Cogenitor, no question. But if you had A Night In Sickbay on the list, I might have voted differently.
Angie, you took the word right out of my mouth. "Cute" entirely sums up Carbon Creek for me ... well, 99% of it. There was one detail about it that I was very impressed with, and that was The Kid -- specifically, "who did he turn out to be?" Within five minutes of his first appearance on screen, I was bracing myself for the inevitable post-script revelation that he went on to command the first Mars mission, or something similar, but -- it never came. (In Roddenberry's Trek, it would have been inevitable.) I didn't even bother to watch Enterprise during its first run, and the first time I saw it was a year or two ago, in reruns. This was one of the first episodes I saw, and things like that convinced me that maybe Trek had grown up a bit and Enterprise was worth a look.
Singularity ... well, Trek has certain wells that it draws water from too often for my taste.
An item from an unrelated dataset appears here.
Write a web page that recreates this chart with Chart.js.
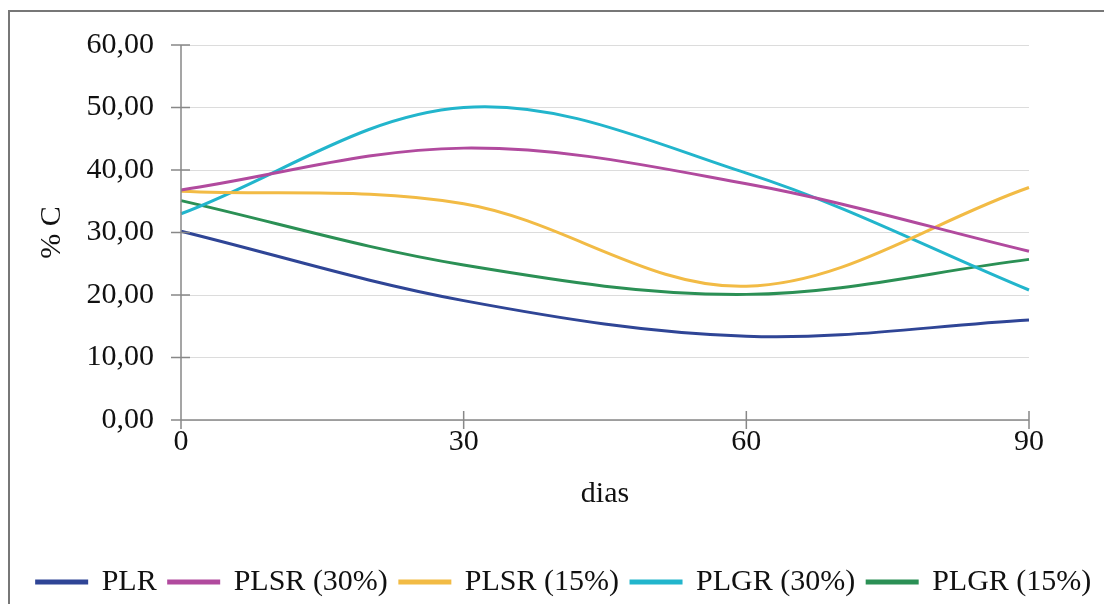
<!DOCTYPE html>
<html>
<head>
<meta charset="utf-8">
<script src="https://cdn.jsdelivr.net/npm/chart.js@4"></script>
<style>
  html, body { margin: 0; padding: 0; background: #fff; }
  #wrap { width: 1104px; height: 604px; position: relative; }
</style>
</head>
<body>
<div id="wrap"><canvas id="myChart" width="1104" height="604"></canvas></div>
<script>
const dias = ["0", "30", "60", "90"];
const seriesNames = ["PLR", "PLSR (30%)", "PLSR (15%)", "PLGR (30%)", "PLGR (15%)"];
const plr = [30.2, 19.1, 13.4, 16.0];
const plsr30 = [36.8, 43.5, 37.8, 27.0];
const plsr15 = [36.6, 34.6, 21.4, 37.2];
const plgr30 = [33.0, 50.0, 39.5, 20.8];
const plgr15 = [35.1, 24.8, 20.1, 25.7];
const yTicks = [0, 10, 20, 30, 40, 50, 60];
const lineColors = ["#2f4596", "#b14a9e", "#f2bb45", "#22b5cc", "#2b9055"];

const allValues = [plr, plsr30, plsr15, plgr30, plgr15];
const serif = "'Liberation Serif', 'Times New Roman', serif";
const fontSize = 30;

// frame around the whole chart (only top/left visible in the scan)
const framePlugin = {
    id: "frame",
    beforeDraw(chart) {
        const c = chart.ctx;
        c.save();
        c.fillStyle = "#fff";
        c.fillRect(0, 0, chart.width, chart.height);
        c.strokeStyle = "#777";
        c.lineWidth = 2;
        c.beginPath();
        c.moveTo(9, 610);
        c.lineTo(9, 11);
        c.lineTo(1110, 11);
        c.stroke();
        c.restore();
    }
};

// tick marks that cross the axis lines
const crossTicks = {
    id: "crossTicks",
    afterDatasetsDraw(chart) {
        const c = chart.ctx;
        const x = chart.scales.x, y = chart.scales.y;
        c.save();
        c.strokeStyle = "#888";
        c.lineWidth = 1.5;
        c.beginPath();
        x.ticks.forEach((t, i) => {
            const px = x.getPixelForTick(i);
            c.moveTo(px, y.bottom - 9);
            c.lineTo(px, y.bottom + 9);
        });
        y.ticks.forEach((t, i) => {
            const py = y.getPixelForTick(i);
            c.moveTo(x.left - 10, py);
            c.lineTo(x.left + 9, py);
        });
        c.moveTo(x.left, y.top);
        c.lineTo(x.left, y.bottom);
        c.moveTo(x.left, y.bottom);
        c.lineTo(x.right, y.bottom);
        c.stroke();
        c.restore();
    }
};

const conf = {
    type: "line",
    data: {
        labels: dias,
        datasets: seriesNames.map((name, i) => ({
            label: name,
            data: allValues[i],
            borderColor: lineColors[i],
            backgroundColor: lineColors[i],
            borderWidth: 3,
            pointRadius: 0,
            tension: 0.35,
            fill: false
        }))
    },
    options: {
        responsive: false,
        animation: false,
        layout: { padding: { left: 24, right: 0, top: 42, bottom: -3 } },
        plugins: {
            legend: {
                position: "bottom",
                labels: {
                    color: "#111",
                    font: { family: serif, size: fontSize },
                    boxWidth: 50,
                    boxHeight: 2,
                    padding: 12
                }
            },
            tooltip: { enabled: false }
        },
        scales: {
            x: {
                offset: false,
                grid: { display: false, drawTicks: false },
                border: { display: false },
                ticks: { color: "#111", font: { family: serif, size: fontSize }, padding: 4, maxRotation: 0 },
                title: { display: true, text: "dias", color: "#111", font: { family: serif, size: fontSize }, padding: { top: 12, bottom: 43 } }
            },
            y: {
                min: 0,
                max: 60,
                afterBuildTicks(scale) {
                    scale.ticks = yTicks.map(v => ({ value: v }));
                },
                afterFit(scale) { scale.width = 157; },
                grid: { color: "#dcdcdc", drawTicks: false, lineWidth: 1 },
                border: { display: false },
                ticks: {
                    color: "#111",
                    font: { family: serif, size: fontSize },
                    padding: 27,
                    callback: v => v.toFixed(2).replace(".", ",")
                },
                title: { display: true, text: "% C", color: "#111", font: { family: serif, size: fontSize }, padding: { top: 10, bottom: 0 } }
            },
            // empty right-hand axis, only keeps the plot area away from the right edge
            yRight: {
                position: "right",
                display: true,
                grid: { display: false, drawTicks: false },
                border: { display: false },
                ticks: { display: false },
                afterFit(scale) { scale.width = 75; }
            }
        }
    },
    plugins: [framePlugin, crossTicks]
};

const ctx = document.getElementById("myChart");
const myChart = new Chart(ctx, conf);
</script>
</body>
</html>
I don't have a problem with new twists on old ideas, but seems to me that "all the humans are disabled but the lone alien/android/whatever is immune and saves everyone" is an idea Trek's already done, and done, and done ...
First Flight -- fun, but ultimately didn't strike me as anything more than yet another "buddies who are also rivals" story; not that Trek's done many of those stories, but it's hardly a fresh idea. Dead Stop -- an interesting premise, and I particularly liked the fact that they knew nothing more about the repair station at the end of the show than at the beginning. Both episodes were enjoyable, nice ways to spend an hour, but neither seemed to be anything to get terribly excited about.
One of the things I like about Enterprise is that it wasn't afraid to attack some of Trek's sacred cows, and as beatified bovines go, the Prime Directive is pretty high on the list. And it doesn't take very much scrutiny to reveal that it's far from a perfect policy, to put it mildly. Even though the principle isn't formally known as the PD yet, Enterprise put it under a microscope for a very unflattering view in two episodes. Dear Doctor went for a more arid, intellectual and subtle examination of it, whereas Cogenitor was brutally "in your face," and both were refreshingly free of the self-congratulatory smugness that some other PD-centered Trek has had.